Erdoğan has to be honest about the peace process
President Recep Tayyip Erdoğan has often expressed pride over what he says is his brain child, namely the peace process that is meant to solve Turkey’s age old Kurdish problem and end the violence by the outlawed Kurdistan Workers’ Party (PKK). Maintaining this process, however, is becoming more difficult by the day, as the general political environment in the region spins out of control for Turkey.
To its credit, the Justice and Development Party (AKP) has gone further than any government before it with regard to the Kurdish problem, even doing the unthinkable for nationalists by engaging in peace talks with the PKK, which the average Turk sees as a terrorist organization with Turkish blood on its hands.
The succession of electoral victories by the AKP, however, has shown that it has public support for this process. The general hope clearly has been that peace along the Turkish-Kurdish fault line may be attainable after having being elusive in the past due to hardline positions on the Turkish side, and the use of terrorism on the Kurdish side.
Those hopes, however, are on the verge of being dashed because of the confusing position Erdoğan has started taking with regard to developments in Kobani, as well as the PKK and the Kurdish Democratic Union Party (PYD) in Syria, whose armed units are fighting the Islamic State of Iraq and the Levant (ISIL).
By equating the PKK and PYD with their deadly enemy ISIL, as he is doing, Erdoğan is angering Turkey’s Kurds, who see these Kurdish groups as popular movements, and who are already agitated over what they consider to be Ankara’s insensitivity toward the plight of their kin in Kobani.
Erdoğan is also causing waves among allies who are questioning the timing of his remarks. The PKK is, of course, on the list of terrorist organization in the U.S. and a number of western countries, although it was placed there essentially to appease Turkey as a NATO ally, rather than being considered a direct threat by them.
Turkey has therefore the legal and moral justification to maintain a hard line against this group. Be that as it may, though, many western diplomats are still justified in wondering why Erdoğan has chosen to anger Kurds across the region, when there is such a delicate situation in Syria and a peace process supposedly underway in Turkey.
Ankara is, after all, already in talks with the spiritual head of the PKK, namely Abdullah Öcalan, who is serving a life sentence for terrorism. The simple question is, if Ankara is working hard to maintain focus on the PKK as a terrorist organization, which it says is as viscous as ISIL, then why has it been engaged in peace talks with it?

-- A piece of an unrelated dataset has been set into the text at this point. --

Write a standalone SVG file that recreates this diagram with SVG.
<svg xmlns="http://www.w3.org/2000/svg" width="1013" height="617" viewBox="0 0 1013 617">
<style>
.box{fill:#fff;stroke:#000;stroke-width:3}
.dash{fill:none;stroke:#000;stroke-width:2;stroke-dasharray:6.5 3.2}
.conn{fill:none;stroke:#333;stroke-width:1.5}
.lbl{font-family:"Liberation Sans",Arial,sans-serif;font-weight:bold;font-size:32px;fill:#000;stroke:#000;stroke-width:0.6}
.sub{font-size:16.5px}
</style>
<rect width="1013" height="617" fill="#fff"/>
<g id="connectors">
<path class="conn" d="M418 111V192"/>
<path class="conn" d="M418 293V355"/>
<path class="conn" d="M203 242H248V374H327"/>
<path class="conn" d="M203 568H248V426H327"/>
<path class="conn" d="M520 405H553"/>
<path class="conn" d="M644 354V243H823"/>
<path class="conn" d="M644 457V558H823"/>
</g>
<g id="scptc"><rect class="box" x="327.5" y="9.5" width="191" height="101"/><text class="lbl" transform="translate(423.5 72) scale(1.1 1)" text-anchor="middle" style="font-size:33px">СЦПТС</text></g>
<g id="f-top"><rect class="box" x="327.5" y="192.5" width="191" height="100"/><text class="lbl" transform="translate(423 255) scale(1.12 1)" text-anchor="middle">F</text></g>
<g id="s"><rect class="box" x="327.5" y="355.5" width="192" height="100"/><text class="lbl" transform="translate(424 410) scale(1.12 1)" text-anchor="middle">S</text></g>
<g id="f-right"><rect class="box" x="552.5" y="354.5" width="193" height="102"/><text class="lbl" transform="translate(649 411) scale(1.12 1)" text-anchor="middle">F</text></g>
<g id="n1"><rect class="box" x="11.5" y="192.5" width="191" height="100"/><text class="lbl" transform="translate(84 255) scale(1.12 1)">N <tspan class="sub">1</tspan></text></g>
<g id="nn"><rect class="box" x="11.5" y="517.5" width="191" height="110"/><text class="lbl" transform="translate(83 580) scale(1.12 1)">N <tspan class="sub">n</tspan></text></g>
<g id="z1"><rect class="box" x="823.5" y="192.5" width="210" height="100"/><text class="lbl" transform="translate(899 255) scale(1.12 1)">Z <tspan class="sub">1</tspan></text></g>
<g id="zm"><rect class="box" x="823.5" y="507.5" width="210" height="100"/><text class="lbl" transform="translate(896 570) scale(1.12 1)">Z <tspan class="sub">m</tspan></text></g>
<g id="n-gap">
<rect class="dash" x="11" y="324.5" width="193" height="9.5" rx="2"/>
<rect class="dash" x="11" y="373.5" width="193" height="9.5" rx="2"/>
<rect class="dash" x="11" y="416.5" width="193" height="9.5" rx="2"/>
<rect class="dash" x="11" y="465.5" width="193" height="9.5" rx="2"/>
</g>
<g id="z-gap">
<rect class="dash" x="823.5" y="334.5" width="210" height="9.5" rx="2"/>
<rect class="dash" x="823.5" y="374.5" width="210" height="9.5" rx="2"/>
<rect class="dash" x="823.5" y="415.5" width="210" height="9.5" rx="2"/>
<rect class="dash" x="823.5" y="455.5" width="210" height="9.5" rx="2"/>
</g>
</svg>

Turkey is also trying to get the PYD listed as a terrorist group, but the West is unlikely to do this. To the contrary, it sees the PYD as an ally against ISIL. Washington has already admitted to helping the PYD and it would not be a stretch of the imagination to assume some of this help is going to the PKK, which is also fighting ISIL.
How Turkey hopes to remain a credible ally against ISIL while maintaining its Kurdish peace process at home in this increasingly confusing environment remains an open question.
Looking at how developments are unfolding, most Kurds are coming around to believing that this process was hollow to start with. Many Turks say this too, but are happy over this because of their intense dislike of the AKP’s peace process, which they say is treasonous.
The bottom line, however, is there is no peaceful alternative to this process. The belief that the PKK can be militarily defeated at home and abroad, given the present environment in the region, without aggravating the Kurdish problem is misplaced.
Erdoğan has to return to the drawing board and reassess his position so that he can honestly tell the confused public what his policy really is. Otherwise we have another example of the mismanagement of an issue that is of vital importance for Turkey.